Jacoby’s topic is broader than politics. It’s about how we regard expertise, how we think of education, how we consider views that contradict our own, how we value the institutions that teach us about the world (e.g. our texts, our schools, our media). Many Americans no longer value the opinions of experts (see climate change). They speak of the “ivory towers” of academia as if universities are breeding idiots (because what could a person who’s spent a decade studying a subject possibly know about that subject?). Our textbooks and curriculums and news media—everything that helps us understand how the world works—have become battlegrounds for political and religious zealots. We only believe facts that confirm what we already believe. We opt for entertainment over actual learning. Our media strives for moral outrage and entertainment over accurate information. Everything that an educated populace depends on is currently being eroded by our cultural tribalism, our economic system and our technology.

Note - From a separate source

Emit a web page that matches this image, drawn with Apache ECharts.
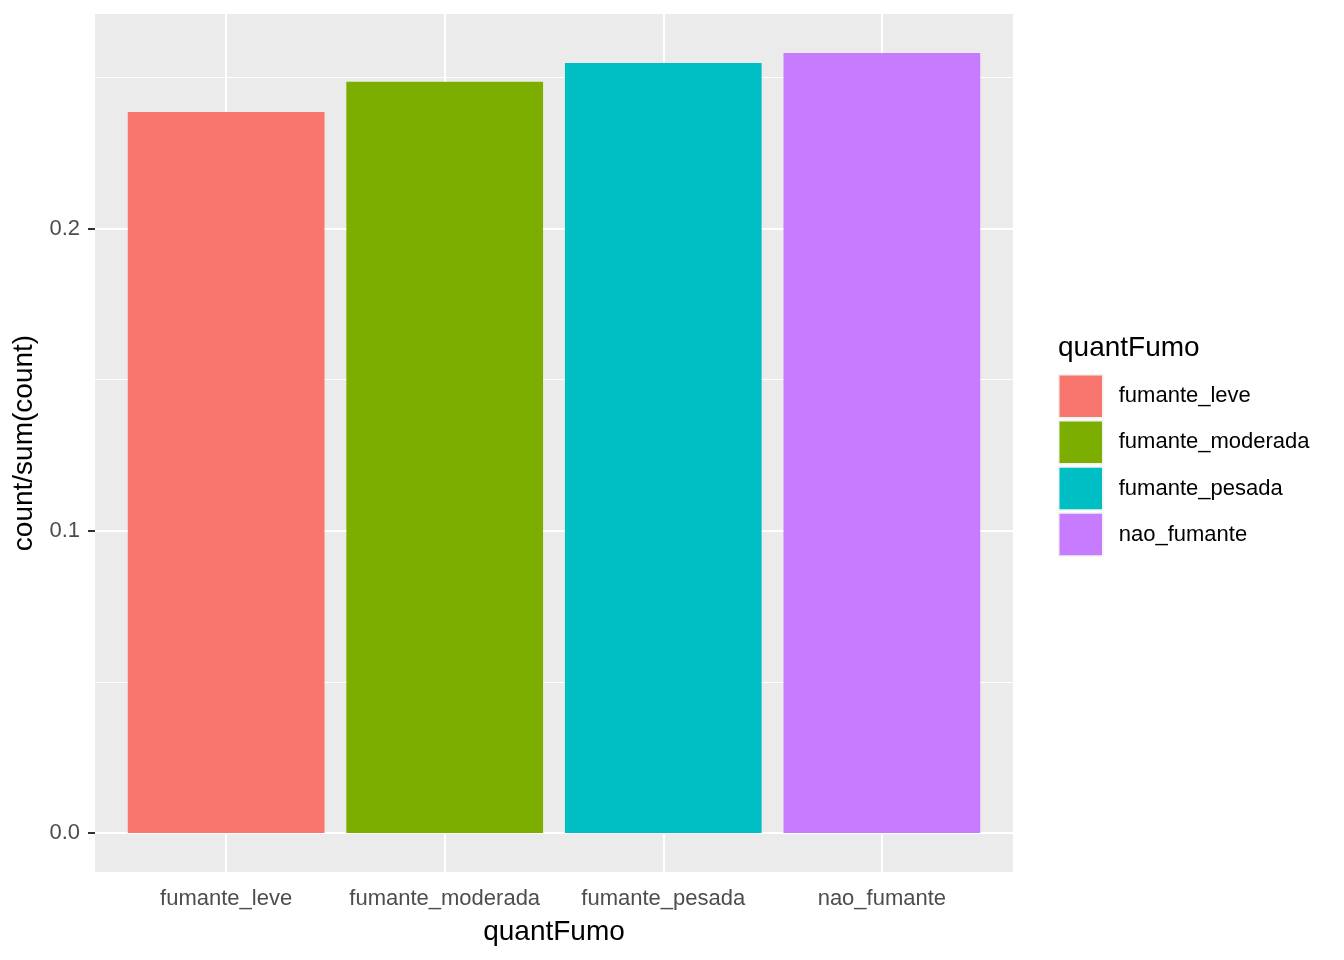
<!DOCTYPE html>
<html>
<head>
<meta charset="utf-8">
<title>quantFumo</title>
<script src="https://cdn.jsdelivr.net/npm/echarts@6/dist/echarts.min.js"></script>
<style>
  html, body { margin: 0; padding: 0; background: #fff; }
  #chart { width: 1344px; height: 960px; }
</style>
</head>
<body>
<div id="chart"></div>
<script>
// == Data ====================================================================

const categories = ['fumante_leve', 'fumante_moderada', 'fumante_pesada', 'nao_fumante']
const proportions = [0.2386, 0.2486, 0.2548, 0.2581]
const colors = ['#F8766D', '#7CAE00', '#00BFC4', '#C77CFF']
const yTicks = [0, 0.1, 0.2]
const yMinorTicks = [0.05, 0.15, 0.25]
const xTicks = [1, 2, 3, 4]

// == Scales (ggplot style expansion) ==========================================

const yMax = Math.max(...proportions) * 1.05
const yMin = -Math.max(...proportions) * 0.05
const font = 'Liberation Sans, Arial, sans-serif'
const gridLeft = 95
const gridWidth = 918
const unit = gridWidth / (categories.length - 1 + 1.2)

// gridlines live on a dummy series so they sit under the bars
const gridLines = []
yTicks.forEach(v => gridLines.push({yAxis: v, lineStyle: {width: 2}}))
yMinorTicks.forEach(v => gridLines.push({yAxis: v, lineStyle: {width: 1}}))
xTicks.forEach(v => gridLines.push({xAxis: v, lineStyle: {width: 2}}))

const series = [{
  name: 'grid',
  type: 'line',
  data: [],
  silent: true,
  markLine: {
    z: 1,
    silent: true,
    animation: false,
    symbol: ['none', 'none'],
    label: {show: false},
    lineStyle: {color: '#FFFFFF', type: 'solid'},
    data: gridLines
  }
}]

categories.forEach((name, i) => {
  series.push({
    name,
    type: 'bar',
    z: 10,
    barWidth: unit * 0.9,
    barGap: '-100%',
    itemStyle: {color: colors[i]},
    data: [[xTicks[i], proportions[i]]]
  })
})

const option = {
  animation: false,
  textStyle: {fontFamily: font},
  title: {
    text: 'quantFumo',
    left: 1058,
    top: 334,
    padding: 0,
    textStyle: {fontSize: 28, fontWeight: 'normal', color: '#000', fontFamily: font}
  },
  legend: {
    data: categories,
    orient: 'vertical',
    left: 1058,
    top: 374,
    padding: 0,
    icon: 'rect',
    itemWidth: 44,
    itemHeight: 43,
    itemGap: 1.6,
    selectedMode: false,
    itemStyle: {borderColor: '#F2F2F2', borderWidth: 1.5},
    textStyle: {fontSize: 22, color: '#000', fontFamily: font, padding: [6, 0, 0, 11]}
  },
  grid: {
    left: gridLeft,
    top: 14,
    width: gridWidth,
    height: 858,
    show: true,
    backgroundColor: '#EBEBEB',
    borderWidth: 0
  },
  xAxis: {
    type: 'value',
    min: 0.4,
    max: categories.length + 0.6,
    name: 'quantFumo',
    nameLocation: 'middle',
    nameGap: 46,
    nameTextStyle: {fontSize: 28, color: '#000', fontFamily: font},
    axisLine: {show: false},
    splitLine: {show: false},
    axisTick: {show: true, customValues: xTicks, length: 7, lineStyle: {color: '#333333', width: 2}},
    axisLabel: {
      customValues: xTicks,
      formatter: v => categories[Math.round(v) - 1],
      fontSize: 22,
      color: '#4D4D4D',
      margin: 16,
      fontFamily: font
    }
  },
  yAxis: {
    type: 'value',
    min: yMin,
    max: yMax,
    name: 'count/sum(count)',
    nameLocation: 'middle',
    nameRotate: 90,
    nameGap: 50,
    nameTextStyle: {fontSize: 28, color: '#000', fontFamily: font},
    axisLine: {show: false},
    splitLine: {show: false},
    axisTick: {show: true, customValues: yTicks, length: 7, lineStyle: {color: '#333333', width: 2}},
    axisLabel: {
      customValues: yTicks,
      formatter: v => v.toFixed(1),
      fontSize: 22,
      color: '#4D4D4D',
      margin: 15,
      padding: [4, 0, 0, 0],
      fontFamily: font
    }
  },
  series
}

const myChart = echarts.init(document.getElementById('chart'))
myChart.setOption(option)
</script>
</body>
</html>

In order for us to have constructive conversations about how to fix our problems, we have to have a baseline of facts. An agreed-upon reality as a starting point. We don’t. Instead, we have a bunch of people who dismiss information as “fake news” if it doesn’t confirm what they already believe. This could be called “political bias.” But when it comes to facts, it’s more accurate to call it willful ignorance. When you have a President, or media, or internet chat groups, or whatever, telling people things that are flat-out false, then those purveyors of falsehood are literally making people stupid.

Although her politics are evident, Jacoby covers topics from both sides of the political spectrum, calling out anti-vaxxers and New Age crystal wearers, universities that create “safe spaces” (i.e. protecting students from “dangerous” ideas), and conspiracy theorists of all stripes. She covers the rise of fundamentalist religions and junk science (e.g. Social Darwinism). The rise of am talk radio, which later became the politicized TV news media, which later became the wasteland of misinformation websites and social media.

Jacoby strikes an elitist tone (ironically) and weakens her point when she delves into the arts. Not everyone needs to read high literature or watch art house films. It’s okay if most Americans prefer America’s Got Talent to Jeopardy or Harry Potter to Infinite Jest. These are matters of aesthetics and preference. And yes, maybe they signal a preference for light entertainment, but it seems relatively harmless. Likewise, her criticism of the study of pop culture (like Friday the 13th or Stephen King) ignores the clear value such studies might have for a future film director or fiction critic. She also seems like a closed-minded luddite when she dismisses video games and other technology, as if there are no examples of educational games or people empowered by technology. But overall, her points are solid (and unsettling).

This book was originally released in 2008. At the time, The New York Times wrote “there are few subjects more timely.” It was updated and re-released last year, having become only more timely over the ensuing decade. This is not an elitist screed. It doesn’t denigrate the uneducated. But it does make a compelling and important case that the ongoing attack on education, rationalism, intellectualism and expertise are an existential threat to the foundations of our democracy.